Nous l’avons envisagé mais c’est inconcevable. D’abord parce que c’est un rêve que nous avons réalisé et ensuite parce que nous avons trois salariés qui ont des familles donc on ne peut pas se permettre de fermer l’activité. Même mis sous cloche, on l’a expérimenté une semaine et on s’est rendu compte des pertes. C’était catastrophique et on n’a pas voulu réitérer.

Kirahu Chavez a ouvert son restaurant en juin 2019, après avoir officié dans des adresses parisiennes
La motivation on la puise dans le fait de faire vivre le restaurant et nos salariés. Et c’est surtout à chaque livraison ou commande, on reçoit un petit mot de soutien et de réconfort de nos clients et ça nous apporte beaucoup de baume au cœur. On reste fier de ce qu’on fait, grâce à nos clients et surtout nos salariés, c’est la force première de notre entreprise. Sans elles, parce que ce sont des femmes, on n’aurait pas pu y arriver. Et après nos clients je tiens aussi à remercier l’équipe.
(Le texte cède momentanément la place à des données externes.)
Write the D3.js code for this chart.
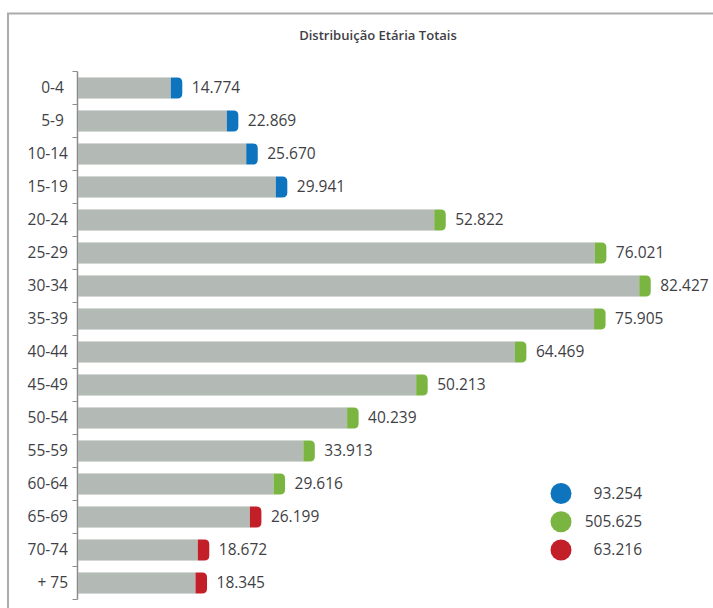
<!DOCTYPE html>
<html>
<head>
<meta charset="utf-8">
<script src="https://cdn.jsdelivr.net/npm/d3@7/dist/d3.min.js"></script>
<style>
  html, body { margin: 0; padding: 0; background: #ffffff; }
  svg { display: block; }
  text { font-family: "Open Sans", "Noto Sans", sans-serif; }
</style>
</head>
<body>
<svg id="chart" width="713" height="608"></svg>
<script>
// ---- data ----
const title = "Distribuição Etária Totais";
const categories = ["0-4 ", "5-9 ", "10-14", "15-19", "20-24", "25-29", "30-34", "35-39",
                    "40-44", "45-49", "50-54", "55-59", "60-64", "65-69", "70-74", "+ 75"];
const values = [14.774, 22.869, 25.670, 29.941, 52.822, 76.021, 82.427, 75.905,
                64.469, 50.213, 40.239, 33.913, 29.616, 26.199, 18.672, 18.345];
const groupOf = ["a", "a", "a", "a", "b", "b", "b", "b", "b", "b", "b", "b", "b", "c", "c", "c"];
const groups = ["a", "b", "c"];
const groupTotals = ["93.254", "505.625", "63.216"];
const groupColors = ["#0F74BE", "#7AB541", "#C21F28"];

const fmt = v => v.toFixed(3);

// ---- setup ----
const svg = d3.select("#chart");
const W = 713, H = 608;
const textColor = "#3f3f46";

// frame
svg.append("path")
  .attr("d", `M8,${H + 5} L8,13.5 L${W + 5},13.5`)
  .attr("fill", "none").attr("stroke", "#ababab").attr("stroke-width", 2);

// title
const t = svg.append("text")
  .attr("x", 378).attr("y", 40)
  .attr("text-anchor", "middle")
  .attr("font-weight", 600)
  .attr("font-size", 13)
  .attr("fill", textColor)
  .text(title);
const tw = t.node().getComputedTextLength();
t.attr("font-size", 13 * 158 / tw);

// scales
const y = d3.scaleBand().domain(categories).range([71.5, 599.5])
  .paddingInner(0.36).paddingOuter(0.18);
const x = d3.scaleLinear().domain([0, 90]).range([80, 80 + 6.924 * 90]);
const color = d3.scaleOrdinal().domain(groups).range(groupColors);

const axisX = 77.5;
const step = y.step();

// axis line + ticks at band boundaries
const g = svg.append("g");
g.append("line")
  .attr("x1", axisX).attr("x2", axisX)
  .attr("y1", y.range()[0]).attr("y2", y.range()[1])
  .attr("stroke", "#8c8c8c").attr("stroke-width", 1.5);
const tickYs = categories.map(c => y(c) - step * y.paddingInner() / 2)
  .concat([y.range()[1]]);
g.selectAll("line.tick").data(tickYs).enter().append("line")
  .attr("class", "tick")
  .attr("x1", axisX - 5).attr("x2", axisX)
  .attr("y1", d => d).attr("y2", d => d)
  .attr("stroke", "#8c8c8c").attr("stroke-width", 1);

// category labels
g.selectAll("text.cat").data(categories).enter().append("text")
  .attr("class", "cat")
  .attr("x", 68)
  .attr("y", d => y(d) + y.bandwidth() / 2)
  .attr("dy", "0.35em")
  .attr("text-anchor", "end")
  .attr("font-size", 15.5)
  .attr("fill", textColor)
  .style("white-space", "pre")
  .text(d => d);

// bars
const capW = 11.5, r = 5;
const rows = categories.map((c, i) => ({ c, v: values[i], grp: groupOf[i] }));
const bars = svg.append("g").selectAll("g.bar").data(rows).enter().append("g").attr("class", "bar");

bars.append("rect")
  .attr("x", axisX + 0.5)
  .attr("y", d => y(d.c))
  .attr("width", d => Math.max(0, x(d.v) - capW - (axisX + 0.5)))
  .attr("height", y.bandwidth())
  .attr("fill", "#B3B9B5");

bars.append("path")
  .attr("d", d => {
    const x0 = x(d.v) - capW, x1 = x(d.v), y0 = y(d.c), y1 = y(d.c) + y.bandwidth();
    return `M${x0},${y0} L${x1 - r},${y0} Q${x1},${y0} ${x1},${y0 + r} L${x1},${y1 - r} Q${x1},${y1} ${x1 - r},${y1} L${x0},${y1} Z`;
  })
  .attr("fill", d => color(d.grp));

bars.append("text")
  .attr("x", d => x(d.v) + 9.5)
  .attr("y", d => y(d.c) + y.bandwidth() / 2)
  .attr("dy", "0.35em")
  .attr("font-size", 15.5)
  .attr("fill", textColor)
  .text(d => fmt(d.v));

// legend
const leg = svg.append("g").selectAll("g.leg").data(groups).enter().append("g").attr("class", "leg");
const legY = d3.scalePoint().domain(groups).range([493.5, 550]);
leg.append("circle")
  .attr("cx", 561).attr("cy", d => legY(d)).attr("r", 10.5)
  .attr("fill", d => color(d));
leg.append("text")
  .attr("x", 642).attr("y", d => legY(d))
  .attr("dy", "0.35em")
  .attr("text-anchor", "end")
  .attr("font-size", 15.5)
  .attr("fill", textColor)
  .text((d, i) => groupTotals[i]);
</script>
</body>
</html>
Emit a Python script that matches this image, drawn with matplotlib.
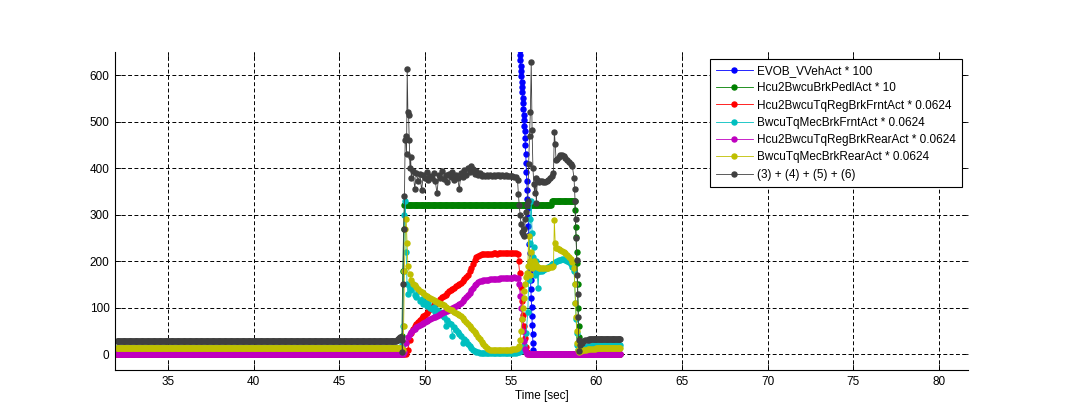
import numpy as np
import matplotlib
matplotlib.use("Agg")
import matplotlib.pyplot as plt

# each series: list of (t_start, t_step, values) sample blocks
blue_segments = [
    (55.46, 0.02, [690, 678, 667, 655, 643, 632, 620, 609, 598, 586,
                   574, 563, 551, 540, 528, 515, 503, 491, 479, 466,
                   450, 431, 412, 392, 373, 354, 334, 315, 296, 276,
                   257, 237, 218, 198, 179, 160, 140, 121, 101, 82,
                   62, 43, 24, 8, 0]),
    (56.4, 0.5, [0] * 11),
]

green_segments = [
    (32.0, 0.05, [0] * 332),
    (48.6, 0.05, [0, 40, 180, 270, 320]),
    (48.9, 0.05, [320] * 170),
    (57.4, 0.05, [329] * 28),
    (58.76, 0.03, [310, 274, 253, 220, 196, 150, 100, 60, 38]),
    (59.05, 0.1, [0] * 24),
]

red_segments = [
    (32.0, 0.05, [0] * 332),
    (48.6, 0.1, [0, 0, 0, 0, 10]),
    (49.1, 0.1, [30, 45, 55, 61, 66, 70, 74, 78, 82, 85,
                 89, 93, 97, 101, 105, 108, 112, 115, 119, 122,
                 125, 128, 131, 135, 138, 140, 143, 146, 148, 151,
                 154, 157, 161, 166, 171, 178, 186, 194, 202, 208,
                 212, 214, 215, 215, 215, 216, 216, 216, 216, 217,
                 217, 216, 217, 217, 217, 217, 218, 217, 218, 218,
                 218, 217, 218, 216]),
    (55.46, 0.06, [200, 175, 145, 115, 85, 60, 35, 15, 5, 0]),
    (56.1, 0.1, [0] * 54),
]

cyan_segments = [
    (32.0, 0.05, [14] * 332),
    (48.6, 0.05, [16, 20, 60, 180, 300, 330, 220, 150, 130]),
    (49.1, 0.1, [145, 138, 150, 128, 122, 135, 115, 118, 108, 112,
                 104, 110, 100, 98, 102, 90, 94, 86, 90, 84,
                 80, 60, 74, 68, 66, 40, 58, 52, 48, 44,
                 40, 24, 32, 28, 22, 18, 14, 10, 7, 5,
                 4, 3, 3, 3, 2, 2, 2, 2, 2, 2,
                 2, 2, 2, 2, 2, 2, 2, 2, 2, 2,
                 2, 2, 3, 4]),
    (55.5, 0.1, [4, 6, 10, 20, 45]),
    (56.0, 0.05, [90, 160, 240, 290, 330, 260, 210, 230, 170, 200,
                  175, 180, 142, 178, 180]),
    (56.8, 0.1, [180, 182, 184, 186, 188, 190, 193, 195, 198, 200,
                 202, 203, 204, 204, 203, 201, 198, 194, 188]),
    (58.7, 0.04, [180, 150, 110, 75, 45, 20, 10]),
    (59.0, 0.1, [10, 12, 14, 15, 16, 17, 18, 18, 19, 19, 19, 19]),
    (60.2, 0.05, [20] * 25),
]

magenta_segments = [
    (32.0, 0.05, [0] * 332),
    (48.6, 0.1, [0, 0, 5, 25, 38]),
    (49.1, 0.1, [44, 48, 52, 55, 58, 61, 63, 66, 68, 70,
                 72, 74, 76, 78, 80, 81, 83, 85, 86, 88,
                 90, 92, 93, 95, 97, 99, 101, 103, 105, 108,
                 111, 114, 118, 122, 127, 132, 138, 143, 148, 152,
                 155, 157, 158, 159, 159, 160, 160, 161, 161, 161,
                 162, 162, 162, 163, 163, 163, 163, 164, 164, 164,
                 164, 165, 164, 163]),
    (55.5, 0.06, [150, 125, 100, 75, 50, 28, 12, 4, 0]),
    (56.1, 0.05, [0] * 107),
]

yellow_segments = [
    (32.0, 0.05, [14] * 332),
    (48.6, 0.05, [14, 12, 10, 60, 180, 270, 290, 240, 190]),
    (49.1, 0.1, [172, 160, 152, 148, 145, 140, 137, 134, 131, 128,
                 126, 124, 121, 119, 117, 115, 113, 111, 109, 107,
                 105, 102, 100, 98, 96, 94, 91, 89, 87, 85,
                 82, 78, 73, 69, 64, 60, 56, 52, 48, 44,
                 38, 32, 26, 22, 17, 13, 11, 10, 9, 9,
                 9, 9, 9, 9, 9, 9, 9, 10, 10, 10,
                 11, 11, 12, 14]),
    (55.5, 0.05, [18, 30, 50, 75, 100, 120, 135, 150, 165, 175,
                  190, 255, 200, 170, 220, 185, 195, 200, 196, 192,
                  190, 188, 187, 186, 185]),
    (56.8, 0.1, [185, 185, 185, 186, 186, 187, 188, 190]),
    (57.55, 0.05, [288, 240, 228]),
    (57.7, 0.1, [228, 227, 225, 223, 220, 217, 213, 209, 204, 198]),
    (58.7, 0.04, [185, 150, 110, 81, 50, 25, 8]),
    (59.0, 0.1, [4, 6, 8, 9, 10, 11, 11, 12, 12, 12]),
    (60.0, 0.05, [13] * 29),
]

black_segments = [
    (32.0, 0.05, [28] * 326 + [29, 30, 31, 33, 34, 36]),
    (48.6, 0.04, [36, 30, 5, 150, 270, 340, 460, 470, 430, 613,
                  520, 515, 460, 400, 424, 380]),
    (49.3, 0.1, [395, 356, 390, 372, 388, 353, 385, 378,
                 392, 375, 384, 380, 390, 372, 346, 386, 379, 393,
                 376, 385, 370, 388, 381, 392, 374, 386, 380, 355,
                 390, 382, 396, 385, 400, 392, 405, 398, 388, 394,
                 386, 390, 384, 386, 383, 385, 384, 386, 384, 385,
                 384, 385, 386, 384, 385, 384, 385, 384, 383, 384,
                 383, 382, 381]),
    (55.4, 0.05, [375, 345, 320, 300, 280, 262, 258, 270, 255, 290,
                  305, 320, 330, 410, 470, 520, 628, 482, 400, 367,
                  346, 380, 325, 375, 372, 370, 372]),
    (56.8, 0.1, [372, 371, 371, 372, 374, 378, 383, 389]),
    (57.55, 0.05, [478, 453, 417]),
    (57.7, 0.1, [420, 425, 428, 428, 426, 422, 418, 414, 410, 405]),
    (58.7, 0.03, [378, 356, 330, 290, 250, 202, 170, 130, 80, 31, 6]),
    (59.05, 0.1, [20, 25, 28, 30, 31, 31]),
    (59.6, 0.05, [32] * 37),
]

labels = [
    "EVOB_VVehAct * 100",
    "Hcu2BwcuBrkPedlAct * 10",
    "Hcu2BwcuTqRegBrkFrntAct * 0.0624",
    "BwcuTqMecBrkFrntAct * 0.0624",
    "Hcu2BwcuTqRegBrkRearAct * 0.0624",
    "BwcuTqMecBrkRearAct * 0.0624",
    "(3) + (4) + (5) + (6)",
]
colors = ["#0000ff", "#008000", "#ff0000", "#00bfbf", "#bf00bf", "#bfbf00", "#404040"]
x_ticks = [35, 40, 45, 50, 55, 60, 65, 70, 75, 80]
y_ticks = [0, 100, 200, 300, 400, 500, 600]


def build(segments):
    t, v = [], []
    for t0, dt, vals in segments:
        t.extend(t0 + dt * np.arange(len(vals)))
        v.extend(vals)
    return np.array(t), np.array(v, dtype=float)


plt.rcParams["font.family"] = ["Liberation Sans", "DejaVu Sans"]
plt.rcParams["font.size"] = 8.5

fig = plt.figure(figsize=(10.82, 4.16), dpi=100)
ax = fig.add_axes([115 / 1082, 46 / 416, 853 / 1082, 318 / 416])

all_segments = [blue_segments, green_segments, red_segments, cyan_segments,
                magenta_segments, yellow_segments, black_segments]
for segs, lab, col in zip(all_segments, labels, colors):
    t, v = build(segs)
    ax.plot(t, v, "-", color=col, lw=0.6, marker="o", ms=3.6,
            mec=col, mfc=col, label=lab)

ax.set_xlim(31.9, 81.7)
ax.set_ylim(-34, 650)
ax.set_xticks(x_ticks)
ax.set_yticks(y_ticks)
ax.grid(True, color="black", lw=0.7, linestyle=(0, (4, 2.5)))
ax.tick_params(direction="in", length=4.5, width=0.6, top=True, right=True,
               labelsize=8.5, pad=4)
for side in ["top", "right"]:
    ax.spines[side].set_visible(False)
for side in ["left", "bottom"]:
    ax.spines[side].set_linewidth(0.8)
ax.set_xlabel("Time [sec]", fontsize=8.5, labelpad=2)

leg = ax.legend(loc="upper right", bbox_to_anchor=(962 / 1082, 1 - 59 / 416),
                bbox_transform=fig.transFigure, borderaxespad=0, numpoints=1,
                handlelength=3.1, handletextpad=0.4, labelspacing=0.45,
                borderpad=0.5, fancybox=False, framealpha=1, fontsize=8.5)
leg.get_frame().set_edgecolor("black")
leg.get_frame().set_linewidth(0.8)

fig.savefig("out.png", dpi=100)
On continue à travailler, et même si ce n’est pas facile, on ne lâche rien.
Personnellement et professionnellement, que comptes-tu faire une fois la levée du confinement ?
Je compte voir toute ma famille, mais vraiment TOUTE MA FAMILLE. Elle me manque énormément et je ne le cache pas, il y aura fêtes sur fêtes. Professionnellement, on a hâte de retrouver nos clients, de les recevoir chez nous, de dresser les tables et de leur servir nos plats. Pendant ce confinement on a aussi beaucoup réfléchi à nos prochaines créations et à la réouverture, on offrira un cocktail à tous nos clients parce que ça nous fera plaisir. C’est l’esprit du Kozy : la générosité, l’accueil et la bienveillance auprès de nos clients.
Je tiens juste à rajouter un mot pour ma famille de cœur : mes amis. Ils ont été là depuis le début de notre aventure et pendant toute cette période compliquée. Ils contribuent aussi à faire battre le cœur du Kozy et le mien par la même occasion. Que ce soit la famille, les amis ou les clients, on a vraiment très hâte de les retrouver. En attendant, « prenez soin de vous ! ».